Humanly speaking, what point would there be in suffering like that if all there is, is what we experience in this life? He stood in jeopardy every hour of his life — because of the promise of the gospel. He had a hope that obviously reached beyond mere earthly pleasures. If there’s no resurrection in Paul’s gospel, how could they explain his willingness to suffer so much? And if it wasn’t for the power of the resurrected Savior working in him, why would this former persecutor and prominent Rabbi have given up so much, and face such grave dangers if it wasn’t for the reality of Christ’s resurrection, and therefore ours as well?
32. … If the dead are not raised, “Let us eat and drink, for tomorrow we die.”
33. Do not be deceived: “Bad company ruins good morals.”
34. Wake up from your drunken stupor, as is right, and do not go on sinning. For some have no knowledge of God. I say this to your shame.
If there is no resurrection of the dead. then where is morality? Ethics has no foundation without the promise of resurrection, consequences that go beyond just what we enjoy and gain in this life. We may as well just eat and drink — for tomorrow we die.
Paul was quoting a verse quoted many times in later literature. Isaiah 22:13, “and behold, joy and gladness, killing oxen and slaughtering sheep, eating flesh and drinking wine. ‘Let us eat and drink, for tomorrow we die.’ ”
The prophet was rebuking Israel as Sennacherib and the Assyrians attacked them. They should have been making sacrifices to God, humbling themselves in repentance, living in ways that pleased God, and looking to him for comfort and deliverance. But instead, they were feasting, partying, eating and drinking, as if soon they would just die anyway. They had no concept of meeting God when Sennacherib invaded and they died.
If we see only this life’s pleasures, and forget that we’re preparing for an eternity with God, we may as well just party on indulging our senses with immoral pleasures if there’s no resurrection.
The believers in Corinth needed to be very careful about the company they were keeping. Those who teach dangerous beliefs also promote immoral life styles. It’s easy to say, “Oh, I wouldn’t go along with that, I’m a Christian.” But as Paul warns here, we are weak and imperfect and still able to be tempted. The world’s loose living is based on doubt of the coming day of resurrection. They see only what we have now as important. So they influence you to little by little accept their view of things. Before long you fill your mind with immoral entertainment, and your tongue with immoral language. You begin to care more about good food and drink, a good evening on earth, good investments, easy living, having the material things you like to have than any concern about how God sees what you’re doing.
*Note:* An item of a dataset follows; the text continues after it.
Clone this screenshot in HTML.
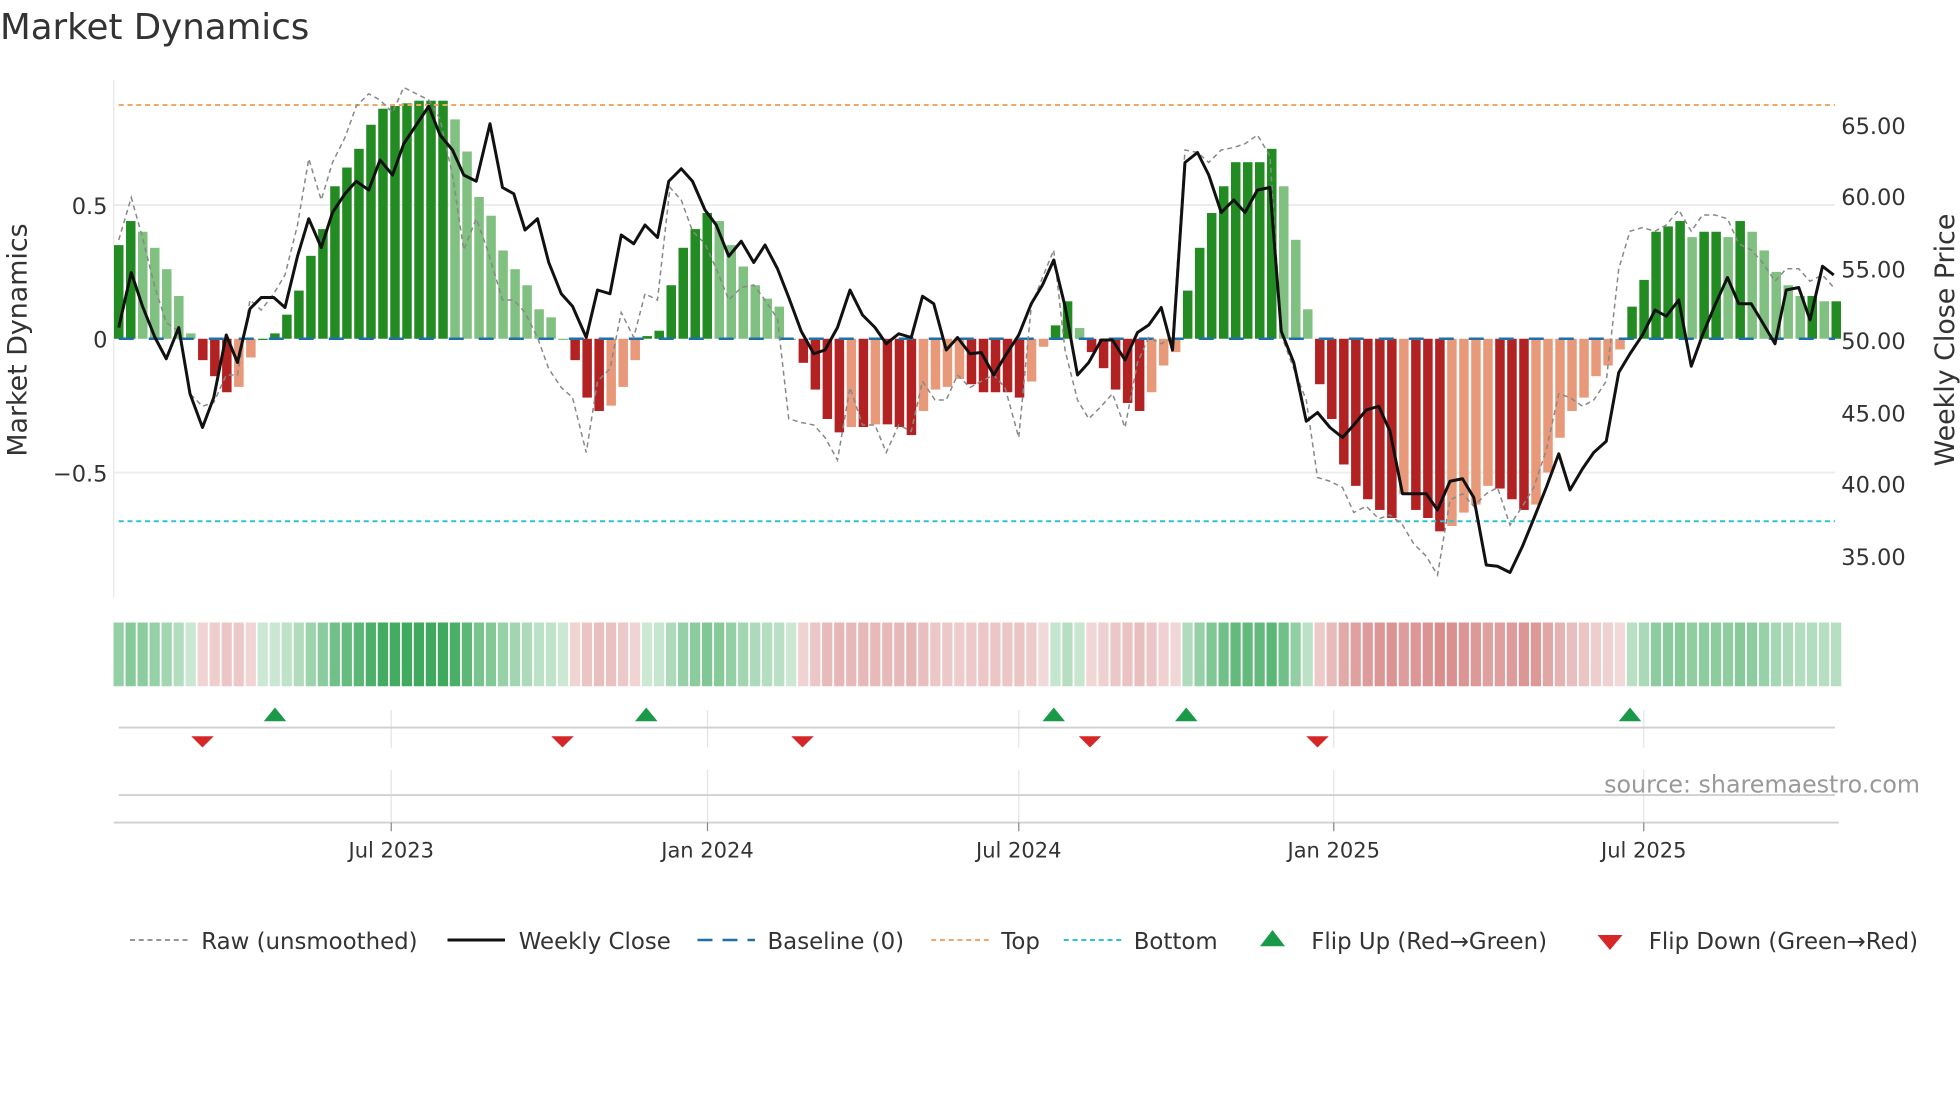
<!DOCTYPE html>
<html><head><meta charset="utf-8"><style>
html,body{margin:0;padding:0;background:#fff;}
svg{display:block;font-family:"DejaVu Sans","Liberation Sans",sans-serif;}
</style></head><body>
<svg id="s" width="1960" height="1102" viewBox="0 0 1568 881.6" xmlns="http://www.w3.org/2000/svg">
<rect width="1568" height="881.6" fill="#fff"/>
<text x="0" y="31" font-size="28.5" fill="#333">Market Dynamics</text>
<line x1="91" y1="64" x2="91" y2="478" stroke="#e6e6e6"/>
<line x1="91" y1="164" x2="1468" y2="164" stroke="#ececec" stroke-width="1.5"/>
<line x1="91" y1="378" x2="1468" y2="378" stroke="#ececec" stroke-width="1.5"/>
<g font-size="18" fill="#333" text-anchor="end">
<text x="86" y="171">0.5</text><text x="86" y="278">0</text><text x="86" y="385">−0.5</text></g>
<g font-size="18" fill="#333">
<text x="1473" y="107">65.00</text><text x="1473" y="164">60.00</text><text x="1473" y="222">55.00</text>
<text x="1473" y="279">50.00</text><text x="1473" y="337">45.00</text><text x="1473" y="394">40.00</text><text x="1473" y="452">35.00</text></g>
<text transform="translate(21,272) rotate(-90)" font-size="21.5" fill="#333" text-anchor="middle">Market Dynamics</text>
<text transform="translate(1563,272) rotate(-90)" font-size="21.5" fill="#333" text-anchor="middle">Weekly Close Price</text>
<g id="bars"></g>
<line x1="95" y1="84" x2="1468" y2="84" stroke="#f0a868" stroke-width="1.6" stroke-dasharray="4,3"/>
<line x1="95" y1="417" x2="1468" y2="417" stroke="#2cc4d4" stroke-width="1.6" stroke-dasharray="4,3"/>
<line x1="95" y1="271" x2="1468" y2="271" stroke="#1f6fa8" stroke-width="2" stroke-dasharray="12,12"/>
<polyline id="raw" fill="none" stroke="#888" stroke-width="1.2" stroke-dasharray="4,3"/>
<polyline id="px" fill="none" stroke="#111" stroke-width="2.4" stroke-linejoin="round"/>
<g id="heat"></g>
<g stroke="#e4e4e8" stroke-width="1">
<line x1="313" y1="568" x2="313" y2="598"/><line x1="566" y1="568" x2="566" y2="598"/><line x1="815" y1="568" x2="815" y2="598"/><line x1="1067" y1="568" x2="1067" y2="598"/><line x1="1315" y1="568" x2="1315" y2="598"/>
<line x1="313" y1="616" x2="313" y2="658"/><line x1="566" y1="616" x2="566" y2="658"/><line x1="815" y1="616" x2="815" y2="658"/><line x1="1067" y1="616" x2="1067" y2="658"/><line x1="1315" y1="616" x2="1315" y2="658"/></g>
<line x1="95" y1="582" x2="1468" y2="582" stroke="#d0d0d0" stroke-width="1.5"/>
<line x1="95" y1="636" x2="1468" y2="636" stroke="#d0d0d0" stroke-width="1.5"/>
<line x1="91" y1="658" x2="1471" y2="658" stroke="#d0d0d0" stroke-width="1.5"/>
<g id="flips"></g>
<text x="1536" y="634" font-size="19" fill="#999" text-anchor="end">source: sharemaestro.com</text>
<g stroke="#888" stroke-width="1"><line x1="313" y1="658" x2="313" y2="665"/><line x1="566" y1="658" x2="566" y2="665"/><line x1="815" y1="658" x2="815" y2="665"/><line x1="1067" y1="658" x2="1067" y2="665"/><line x1="1315" y1="658" x2="1315" y2="665"/></g>
<g font-size="16.8" fill="#333" text-anchor="middle">
<text x="313" y="686">Jul 2023</text><text x="566" y="686">Jan 2024</text><text x="815" y="686">Jul 2024</text><text x="1067" y="686">Jan 2025</text><text x="1315" y="686">Jul 2025</text></g>
<g font-size="18.3" fill="#333">
<line x1="104" y1="752" x2="150" y2="752" stroke="#888" stroke-width="1.4" stroke-dasharray="4,3"/><text x="161" y="759">Raw (unsmoothed)</text>
<line x1="358" y1="752" x2="404" y2="752" stroke="#111" stroke-width="2.4"/><text x="415" y="759">Weekly Close</text>
<line x1="558" y1="752" x2="604" y2="752" stroke="#1f6fa8" stroke-width="2" stroke-dasharray="12,8"/><text x="614" y="759">Baseline (0)</text>
<line x1="745" y1="752" x2="791" y2="752" stroke="#f0a868" stroke-width="1.6" stroke-dasharray="4,3"/><text x="801" y="759">Top</text>
<line x1="851" y1="752" x2="897" y2="752" stroke="#2cc4d4" stroke-width="1.6" stroke-dasharray="4,3"/><text x="907" y="759">Bottom</text>
<polygon points="1008,757 1018,744 1028,757" fill="#1a9a48"/><text x="1049" y="759">Flip Up (Red→Green)</text>
<polygon points="1278,748 1298,748 1288,760" fill="#d62728"/><text x="1319" y="759">Flip Down (Green→Red)</text>
</g>
</svg>
<script>
var V=[0.35,0.44,0.40,0.34,0.26,0.16,0.02,-0.08,-0.14,-0.2,-0.18,-0.07,0.0,0.02,0.09,0.18,0.31,0.41,0.57,0.64,0.71,0.8,0.86,0.87,0.88,0.89,0.89,0.89,0.82,0.70,0.53,0.46,0.33,0.26,0.2,0.11,0.08,0.0,-0.08,-0.22,-0.27,-0.25,-0.18,-0.08,0.01,0.03,0.2,0.34,0.41,0.47,0.44,0.35,0.27,0.2,0.15,0.12,0.0,-0.09,-0.19,-0.3,-0.35,-0.33,-0.33,-0.32,-0.32,-0.33,-0.36,-0.27,-0.19,-0.18,-0.15,-0.17,-0.2,-0.2,-0.2,-0.22,-0.16,-0.03,0.05,0.14,0.04,-0.05,-0.11,-0.19,-0.24,-0.27,-0.2,-0.1,-0.05,0.18,0.34,0.47,0.57,0.66,0.66,0.66,0.71,0.57,0.37,0.11,-0.17,-0.3,-0.47,-0.55,-0.6,-0.64,-0.67,-0.58,-0.64,-0.67,-0.72,-0.7,-0.65,-0.62,-0.55,-0.56,-0.6,-0.64,-0.62,-0.5,-0.37,-0.27,-0.22,-0.14,-0.1,-0.04,0.12,0.22,0.4,0.42,0.44,0.38,0.4,0.4,0.38,0.44,0.4,0.33,0.25,0.2,0.16,0.16,0.14,0.14];
var NS="http://www.w3.org/2000/svg";
function el(t,a,p){var e=document.createElementNS(NS,t);for(var k in a)e.setAttribute(k,a[k]);p.appendChild(e);return e;}
var bars=document.getElementById('bars'),heat=document.getElementById('heat');
var n=V.length,dx=(1469-95)/(n-1);
for(var i=0;i<n;i++){var v=V[i],x=95+i*dx,p=i?V[i-1]:v,c;
 if(v>=0)c=(v>=p)?'#228b22':'#80c080';else c=(v<=p)?'#b22222':'#e8997a';
 var h=Math.abs(v)*214,y=v>=0?271-h:271;
 el('rect',{x:x-3.8,y:y,width:7.6,height:Math.max(h,1),fill:c},bars);
 var a=0.25+0.7*Math.min(Math.abs(v)/0.9,1);
 el('rect',{x:x-4.2,y:498,width:8.2,height:51,fill:v>=0?'rgb(40,160,75)':'rgb(200,90,90)','fill-opacity':v>=0?a*0.95:a*0.85},heat);}
var R=[[95,192],[105,158],[114,190],[124,230],[133,258],[143,265],[152,315],[162,325],[171,322],[181,300],[190,300],[200,240],[209,248],[219,235],[228,220],[238,180],[247,127],[257,160],[266,130],[276,110],[285,85],[295,75],[304,80],[314,90],[323,70],[333,75],[343,80],[352,95],[362,140],[371,200],[381,175],[390,200],[402,240],[411,240],[420,250],[430,270],[439,295],[449,310],[458,318],[469,362],[478,305],[488,295],[497,250],[507,270],[516,235],[526,240],[536,150],[545,160],[554,185],[564,195],[573,215],[583,240],[593,230],[603,228],[612,240],[622,255],[631,335],[641,338],[651,340],[660,350],[670,368],[680,310],[690,340],[700,340],[709,362],[719,340],[729,345],[738,305],[748,320],[757,320],[766,300],[776,310],[785,305],[795,300],[804,310],[815,350],[825,245],[834,222],[843,200],[852,280],[862,320],[871,335],[881,325],[890,315],[900,342],[910,290],[919,270],[929,275],[938,270],[948,120],[958,122],[967,130],[977,120],[987,118],[996,115],[1006,108],[1016,125],[1025,268],[1035,295],[1045,320],[1054,382],[1064,385],[1074,390],[1083,410],[1093,405],[1103,415],[1112,412],[1122,420],[1131,435],[1141,445],[1150,460],[1160,400],[1170,395],[1179,405],[1189,395],[1198,390],[1208,420],[1218,405],[1227,390],[1237,360],[1247,315],[1256,318],[1266,325],[1275,320],[1285,305],[1295,215],[1304,185],[1314,182],[1324,185],[1333,180],[1343,168],[1353,185],[1362,172],[1372,172],[1382,175],[1391,195],[1401,200],[1410,210],[1420,225],[1429,215],[1439,215],[1448,225],[1458,220],[1467,230]];
var P=[[95,262],[105,218],[114,245],[124,270],[133,287],[143,262],[152,315],[162,342],[171,318],[181,268],[190,290],[200,247],[209,238],[219,238],[228,246],[238,205],[247,175],[257,198],[266,170],[276,155],[285,145],[295,152],[304,128],[314,140],[323,115],[333,100],[343,85],[352,108],[362,120],[371,140],[381,145],[392,99],[402,150],[411,155],[420,184],[430,175],[439,210],[449,235],[458,245],[469,270],[478,232],[488,235],[497,188],[507,195],[516,180],[526,190],[535,145],[545,135],[554,145],[564,168],[573,180],[583,205],[593,193],[603,210],[612,196],[622,215],[631,238],[641,265],[651,283],[660,280],[670,262],[680,232],[690,252],[700,262],[709,275],[719,267],[729,270],[738,237],[747,243],[757,280],[766,270],[776,283],[785,282],[795,300],[804,285],[815,268],[825,243],[834,228],[843,208],[852,245],[862,300],[871,290],[881,272],[890,272],[900,288],[910,266],[919,260],[929,246],[938,280],[948,130],[958,122],[967,140],[977,170],[987,160],[996,170],[1006,152],[1016,150],[1025,265],[1035,290],[1045,337],[1054,330],[1064,342],[1074,350],[1083,340],[1093,328],[1103,325],[1112,345],[1122,395],[1131,395],[1141,395],[1150,408],[1160,385],[1170,383],[1179,398],[1189,452],[1198,453],[1208,458],[1218,437],[1227,415],[1237,390],[1247,363],[1256,392],[1266,375],[1275,362],[1285,353],[1295,298],[1304,283],[1314,268],[1324,248],[1333,253],[1343,240],[1353,293],[1362,268],[1372,244],[1382,222],[1391,243],[1401,243],[1410,258],[1420,275],[1429,232],[1439,230],[1448,256],[1458,213],[1467,220]];
document.getElementById('raw').setAttribute('points',R.map(function(p){return p.join(',')}).join(' '));
document.getElementById('px').setAttribute('points',P.map(function(p){return p.join(',')}).join(' '));
var f=document.getElementById('flips');
[220,517,843,949,1304].forEach(function(x){el('polygon',{points:(x-9)+',577 '+x+',566 '+(x+9)+',577',fill:'#1a9a48'},f);});
[162,450,642,872,1054].forEach(function(x){el('polygon',{points:(x-9)+',589 '+(x+9)+',589 '+x+',598',fill:'#d62728'},f);});
</script>
</body></html>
If there’s no resurrection — then only what’s on this side of your grave matters.
Paul warns that bad company ruins good morals. There’s an old proverb of the Rabbis: “There were two dry logs of wood, and one green log; but the dry logs burnt up the green log.” Green logs generally don’t burn on their own. But when laid by the dry wood and the dry wood catches fire, the heat consumes the green ones too.
Then comes the great challenge — the positive side: “Wake up from your drunken stupor, as is right, and do not go on sinning.” The words used here were often applied to somebody sobering up after being intoxicated. Instead of being taken in by the lure of immediate pleasures, earthly security and comfort true believers should be focused on not going against God’s word and ways.
They need to be aware that some people have no knowledge of God. They’re ignorant of his word and ways. The Greek word for “have no knowledge of God” is where we get our word “agnostic” (ἀγνωσίαν). a person who denies that God is knowable. To deny resurrection is to deny that we answer to the God of Scripture who promises eternal life. These are dangerous people because they undermine the moral foundations of the community.
To their shame, the church had allowed these deniers of the resurrection to influence them. They evidently were working within their church family.
This is the practical day-by-day
importance of the
promise of resurrection.
Life for those who know Christ is so much more than the world knows. It’s not just the brief pleasures of immediate gratification. – those can be gone the next day. The resurrection promise means that we have an eternity to prepare for.
If earthly pleasures can dominate your thoughts, change your schedule, make you sacrifice things, how much more should your anticipation of the resurrection to life in heaven effect you! It should shape how you spend your time, your money, how you do your work, how you treat others, how you worship and encourage Christ’s church on earth. We’re accountable to the God who will raise us up, and bless us eternally by his grace. To live as if there’s no resurrection, to put this life’s fleeting values first, makes no sense. Since Christ is risen, we should live every minute of every day accordingly.
(The Bible quotations are from the English Standard Version unless otherwise noted.)